- **Exercise objective**: Present each line of the entries below that holds the word "with".

Rows from a dataset of charts and code
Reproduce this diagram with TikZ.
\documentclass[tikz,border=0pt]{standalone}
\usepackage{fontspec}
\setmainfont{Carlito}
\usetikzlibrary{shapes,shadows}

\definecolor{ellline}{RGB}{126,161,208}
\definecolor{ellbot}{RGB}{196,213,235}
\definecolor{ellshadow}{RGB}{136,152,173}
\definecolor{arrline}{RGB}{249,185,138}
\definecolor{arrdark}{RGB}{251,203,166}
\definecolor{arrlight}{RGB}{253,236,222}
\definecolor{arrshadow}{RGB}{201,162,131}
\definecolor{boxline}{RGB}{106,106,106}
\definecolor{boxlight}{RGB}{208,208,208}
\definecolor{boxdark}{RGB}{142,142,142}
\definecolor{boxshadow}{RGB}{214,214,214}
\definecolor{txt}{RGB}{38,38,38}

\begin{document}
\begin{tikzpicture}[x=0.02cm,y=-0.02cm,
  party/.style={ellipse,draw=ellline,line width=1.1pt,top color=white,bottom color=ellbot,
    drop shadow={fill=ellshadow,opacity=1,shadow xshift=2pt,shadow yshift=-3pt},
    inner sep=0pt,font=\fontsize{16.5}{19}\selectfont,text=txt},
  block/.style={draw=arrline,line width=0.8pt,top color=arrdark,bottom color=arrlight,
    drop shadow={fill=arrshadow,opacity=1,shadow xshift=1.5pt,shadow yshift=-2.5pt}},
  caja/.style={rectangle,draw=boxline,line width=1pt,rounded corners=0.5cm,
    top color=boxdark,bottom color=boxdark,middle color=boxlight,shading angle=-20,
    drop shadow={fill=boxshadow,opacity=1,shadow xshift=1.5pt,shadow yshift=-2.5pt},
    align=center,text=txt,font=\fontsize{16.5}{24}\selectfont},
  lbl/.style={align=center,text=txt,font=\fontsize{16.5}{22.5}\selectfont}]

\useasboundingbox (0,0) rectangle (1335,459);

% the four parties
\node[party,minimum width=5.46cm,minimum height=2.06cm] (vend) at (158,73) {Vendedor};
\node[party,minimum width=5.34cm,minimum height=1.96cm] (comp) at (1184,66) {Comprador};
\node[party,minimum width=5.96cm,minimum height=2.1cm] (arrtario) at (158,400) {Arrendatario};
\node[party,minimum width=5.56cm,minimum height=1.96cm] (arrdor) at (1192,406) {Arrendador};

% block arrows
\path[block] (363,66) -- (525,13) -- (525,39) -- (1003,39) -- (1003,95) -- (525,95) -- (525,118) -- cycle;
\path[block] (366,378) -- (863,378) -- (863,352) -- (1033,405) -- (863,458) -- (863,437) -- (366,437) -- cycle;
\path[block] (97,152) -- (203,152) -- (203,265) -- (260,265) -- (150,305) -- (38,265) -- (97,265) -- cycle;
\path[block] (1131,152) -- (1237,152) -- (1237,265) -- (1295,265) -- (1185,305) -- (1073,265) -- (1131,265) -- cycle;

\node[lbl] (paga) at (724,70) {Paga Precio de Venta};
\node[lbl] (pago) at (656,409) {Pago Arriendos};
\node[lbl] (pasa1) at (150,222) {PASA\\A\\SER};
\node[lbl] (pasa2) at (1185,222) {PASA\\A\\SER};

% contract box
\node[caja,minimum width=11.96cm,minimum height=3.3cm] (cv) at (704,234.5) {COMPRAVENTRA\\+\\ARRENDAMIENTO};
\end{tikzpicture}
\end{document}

--

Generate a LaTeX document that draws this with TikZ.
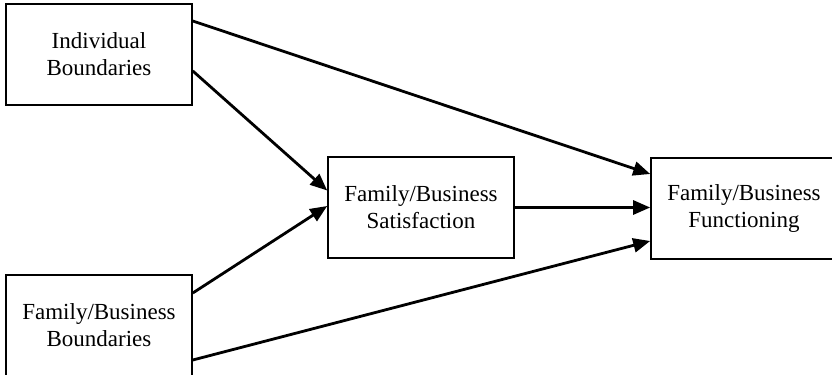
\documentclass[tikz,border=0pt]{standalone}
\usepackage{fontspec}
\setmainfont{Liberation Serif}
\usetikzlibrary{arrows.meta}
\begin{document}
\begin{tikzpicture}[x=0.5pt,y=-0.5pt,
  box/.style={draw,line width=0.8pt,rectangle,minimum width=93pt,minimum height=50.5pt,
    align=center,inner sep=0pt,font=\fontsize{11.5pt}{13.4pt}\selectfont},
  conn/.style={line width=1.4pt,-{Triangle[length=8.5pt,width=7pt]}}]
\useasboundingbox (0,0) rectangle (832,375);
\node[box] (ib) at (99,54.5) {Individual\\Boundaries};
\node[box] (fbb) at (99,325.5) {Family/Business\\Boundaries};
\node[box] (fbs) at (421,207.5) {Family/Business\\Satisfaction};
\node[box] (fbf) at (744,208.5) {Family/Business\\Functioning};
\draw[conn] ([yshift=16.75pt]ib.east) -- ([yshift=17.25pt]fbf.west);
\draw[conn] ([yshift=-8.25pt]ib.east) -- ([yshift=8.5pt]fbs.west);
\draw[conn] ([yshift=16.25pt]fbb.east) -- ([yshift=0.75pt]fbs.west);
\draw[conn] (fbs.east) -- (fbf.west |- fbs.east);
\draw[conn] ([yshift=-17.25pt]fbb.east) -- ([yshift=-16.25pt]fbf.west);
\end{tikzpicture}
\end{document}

- **Result of this exercise**:
Reproduce this diagram with TikZ.
Generate a LaTeX document that draws this with TikZ.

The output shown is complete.